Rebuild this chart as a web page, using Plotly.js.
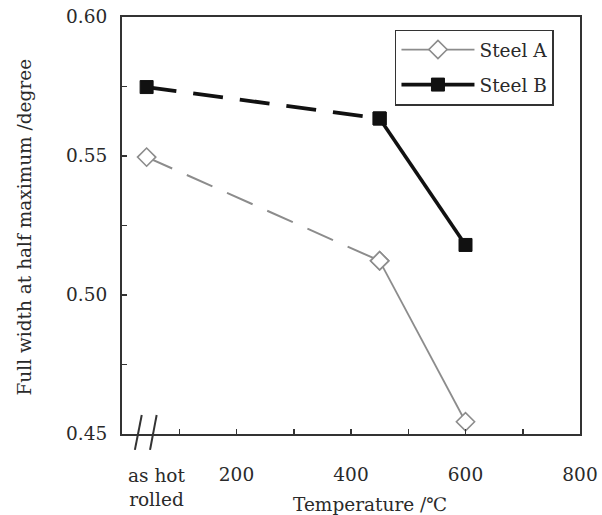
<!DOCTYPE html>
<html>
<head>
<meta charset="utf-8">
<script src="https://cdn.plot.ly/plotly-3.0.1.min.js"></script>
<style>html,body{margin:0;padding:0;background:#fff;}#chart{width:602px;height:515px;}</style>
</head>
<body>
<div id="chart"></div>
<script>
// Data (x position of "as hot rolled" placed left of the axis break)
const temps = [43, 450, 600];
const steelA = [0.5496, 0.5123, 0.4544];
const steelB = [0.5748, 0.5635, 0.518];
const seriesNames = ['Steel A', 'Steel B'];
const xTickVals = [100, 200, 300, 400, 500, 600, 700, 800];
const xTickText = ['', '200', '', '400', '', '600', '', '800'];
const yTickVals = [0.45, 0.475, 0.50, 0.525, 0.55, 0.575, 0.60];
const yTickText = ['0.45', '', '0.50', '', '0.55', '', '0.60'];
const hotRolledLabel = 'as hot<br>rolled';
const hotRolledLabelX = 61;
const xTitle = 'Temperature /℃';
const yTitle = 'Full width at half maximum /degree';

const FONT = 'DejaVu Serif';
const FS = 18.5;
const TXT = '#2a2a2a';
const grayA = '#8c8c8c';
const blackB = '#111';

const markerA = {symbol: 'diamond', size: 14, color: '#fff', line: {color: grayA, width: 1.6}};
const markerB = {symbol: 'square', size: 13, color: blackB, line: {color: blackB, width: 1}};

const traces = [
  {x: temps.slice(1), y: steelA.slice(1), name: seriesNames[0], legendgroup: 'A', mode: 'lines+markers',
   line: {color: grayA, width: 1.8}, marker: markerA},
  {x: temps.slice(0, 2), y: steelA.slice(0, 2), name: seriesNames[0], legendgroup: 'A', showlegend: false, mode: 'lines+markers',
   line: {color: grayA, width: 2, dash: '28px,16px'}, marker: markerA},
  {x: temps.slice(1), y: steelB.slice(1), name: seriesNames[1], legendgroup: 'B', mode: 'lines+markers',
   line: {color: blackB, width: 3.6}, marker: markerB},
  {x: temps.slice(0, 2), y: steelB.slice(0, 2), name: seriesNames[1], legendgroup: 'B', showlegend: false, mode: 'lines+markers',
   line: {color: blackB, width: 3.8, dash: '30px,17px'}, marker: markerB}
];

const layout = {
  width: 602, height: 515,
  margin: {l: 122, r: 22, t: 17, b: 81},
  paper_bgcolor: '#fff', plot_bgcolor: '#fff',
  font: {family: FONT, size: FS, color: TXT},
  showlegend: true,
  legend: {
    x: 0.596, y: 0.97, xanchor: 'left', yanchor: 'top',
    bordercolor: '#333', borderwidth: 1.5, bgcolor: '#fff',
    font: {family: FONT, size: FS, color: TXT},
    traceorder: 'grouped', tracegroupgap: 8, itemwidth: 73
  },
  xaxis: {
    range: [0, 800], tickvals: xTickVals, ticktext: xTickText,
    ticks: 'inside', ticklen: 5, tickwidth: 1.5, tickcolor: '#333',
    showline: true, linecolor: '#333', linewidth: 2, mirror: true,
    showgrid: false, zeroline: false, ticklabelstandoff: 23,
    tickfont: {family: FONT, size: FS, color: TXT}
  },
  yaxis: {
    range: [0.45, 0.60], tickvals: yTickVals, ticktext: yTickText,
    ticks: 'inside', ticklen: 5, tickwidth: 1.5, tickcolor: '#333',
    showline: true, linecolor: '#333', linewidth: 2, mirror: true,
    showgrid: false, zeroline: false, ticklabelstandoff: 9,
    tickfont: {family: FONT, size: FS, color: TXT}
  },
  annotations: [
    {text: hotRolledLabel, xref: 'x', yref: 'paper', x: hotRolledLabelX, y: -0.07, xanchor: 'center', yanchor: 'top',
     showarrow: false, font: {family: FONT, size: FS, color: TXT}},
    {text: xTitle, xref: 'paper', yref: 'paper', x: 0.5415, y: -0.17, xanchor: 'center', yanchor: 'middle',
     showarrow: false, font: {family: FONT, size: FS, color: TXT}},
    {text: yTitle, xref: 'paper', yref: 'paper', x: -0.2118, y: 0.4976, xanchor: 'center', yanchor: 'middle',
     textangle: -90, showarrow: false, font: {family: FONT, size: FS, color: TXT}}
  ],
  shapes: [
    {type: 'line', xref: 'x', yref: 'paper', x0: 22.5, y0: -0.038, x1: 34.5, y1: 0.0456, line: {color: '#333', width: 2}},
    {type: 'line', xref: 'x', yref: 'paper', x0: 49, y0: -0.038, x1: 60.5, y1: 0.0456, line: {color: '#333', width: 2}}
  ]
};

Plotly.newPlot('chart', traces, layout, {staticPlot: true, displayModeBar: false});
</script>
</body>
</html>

+===+

**Written task**
Would you return the data exactly as written, without the pictures?

**Result**
Rebuild this chart as a web page, using Plotly.js.
<!DOCTYPE html>
<html>
<head>
<meta charset="utf-8">
<script src="https://cdn.plot.ly/plotly-3.0.1.min.js"></script>
<style>html,body{margin:0;padding:0;background:#fff;}#chart{width:602px;height:515px;}</style>
</head>
<body>
<div id="chart"></div>
<script>
// Data (x position of "as hot rolled" placed left of the axis break)
const temps = [43, 450, 600];
const steelA = [0.5496, 0.5123, 0.4544];
const steelB = [0.5748, 0.5635, 0.518];
const seriesNames = ['Steel A', 'Steel B'];
const xTickVals = [100, 200, 300, 400, 500, 600, 700, 800];
const xTickText = ['', '200', '', '400', '', '600', '', '800'];
const yTickVals = [0.45, 0.475, 0.50, 0.525, 0.55, 0.575, 0.60];
const yTickText = ['0.45', '', '0.50', '', '0.55', '', '0.60'];
const hotRolledLabel = 'as hot<br>rolled';
const hotRolledLabelX = 61;
const xTitle = 'Temperature /℃';
const yTitle = 'Full width at half maximum /degree';

const FONT = 'DejaVu Serif';
const FS = 18.5;
const TXT = '#2a2a2a';
const grayA = '#8c8c8c';
const blackB = '#111';

const markerA = {symbol: 'diamond', size: 14, color: '#fff', line: {color: grayA, width: 1.6}};
const markerB = {symbol: 'square', size: 13, color: blackB, line: {color: blackB, width: 1}};

const traces = [
  {x: temps.slice(1), y: steelA.slice(1), name: seriesNames[0], legendgroup: 'A', mode: 'lines+markers',
   line: {color: grayA, width: 1.8}, marker: markerA},
  {x: temps.slice(0, 2), y: steelA.slice(0, 2), name: seriesNames[0], legendgroup: 'A', showlegend: false, mode: 'lines+markers',
   line: {color: grayA, width: 2, dash: '28px,16px'}, marker: markerA},
  {x: temps.slice(1), y: steelB.slice(1), name: seriesNames[1], legendgroup: 'B', mode: 'lines+markers',
   line: {color: blackB, width: 3.6}, marker: markerB},
  {x: temps.slice(0, 2), y: steelB.slice(0, 2), name: seriesNames[1], legendgroup: 'B', showlegend: false, mode: 'lines+markers',
   line: {color: blackB, width: 3.8, dash: '30px,17px'}, marker: markerB}
];

const layout = {
  width: 602, height: 515,
  margin: {l: 122, r: 22, t: 17, b: 81},
  paper_bgcolor: '#fff', plot_bgcolor: '#fff',
  font: {family: FONT, size: FS, color: TXT},
  showlegend: true,
  legend: {
    x: 0.596, y: 0.97, xanchor: 'left', yanchor: 'top',
    bordercolor: '#333', borderwidth: 1.5, bgcolor: '#fff',
    font: {family: FONT, size: FS, color: TXT},
    traceorder: 'grouped', tracegroupgap: 8, itemwidth: 73
  },
  xaxis: {
    range: [0, 800], tickvals: xTickVals, ticktext: xTickText,
    ticks: 'inside', ticklen: 5, tickwidth: 1.5, tickcolor: '#333',
    showline: true, linecolor: '#333', linewidth: 2, mirror: true,
    showgrid: false, zeroline: false, ticklabelstandoff: 23,
    tickfont: {family: FONT, size: FS, color: TXT}
  },
  yaxis: {
    range: [0.45, 0.60], tickvals: yTickVals, ticktext: yTickText,
    ticks: 'inside', ticklen: 5, tickwidth: 1.5, tickcolor: '#333',
    showline: true, linecolor: '#333', linewidth: 2, mirror: true,
    showgrid: false, zeroline: false, ticklabelstandoff: 9,
    tickfont: {family: FONT, size: FS, color: TXT}
  },
  annotations: [
    {text: hotRolledLabel, xref: 'x', yref: 'paper', x: hotRolledLabelX, y: -0.07, xanchor: 'center', yanchor: 'top',
     showarrow: false, font: {family: FONT, size: FS, color: TXT}},
    {text: xTitle, xref: 'paper', yref: 'paper', x: 0.5415, y: -0.17, xanchor: 'center', yanchor: 'middle',
     showarrow: false, font: {family: FONT, size: FS, color: TXT}},
    {text: yTitle, xref: 'paper', yref: 'paper', x: -0.2118, y: 0.4976, xanchor: 'center', yanchor: 'middle',
     textangle: -90, showarrow: false, font: {family: FONT, size: FS, color: TXT}}
  ],
  shapes: [
    {type: 'line', xref: 'x', yref: 'paper', x0: 22.5, y0: -0.038, x1: 34.5, y1: 0.0456, line: {color: '#333', width: 2}},
    {type: 'line', xref: 'x', yref: 'paper', x0: 49, y0: -0.038, x1: 60.5, y1: 0.0456, line: {color: '#333', width: 2}}
  ]
};

Plotly.newPlot('chart', traces, layout, {staticPlot: true, displayModeBar: false});
</script>
</body>
</html>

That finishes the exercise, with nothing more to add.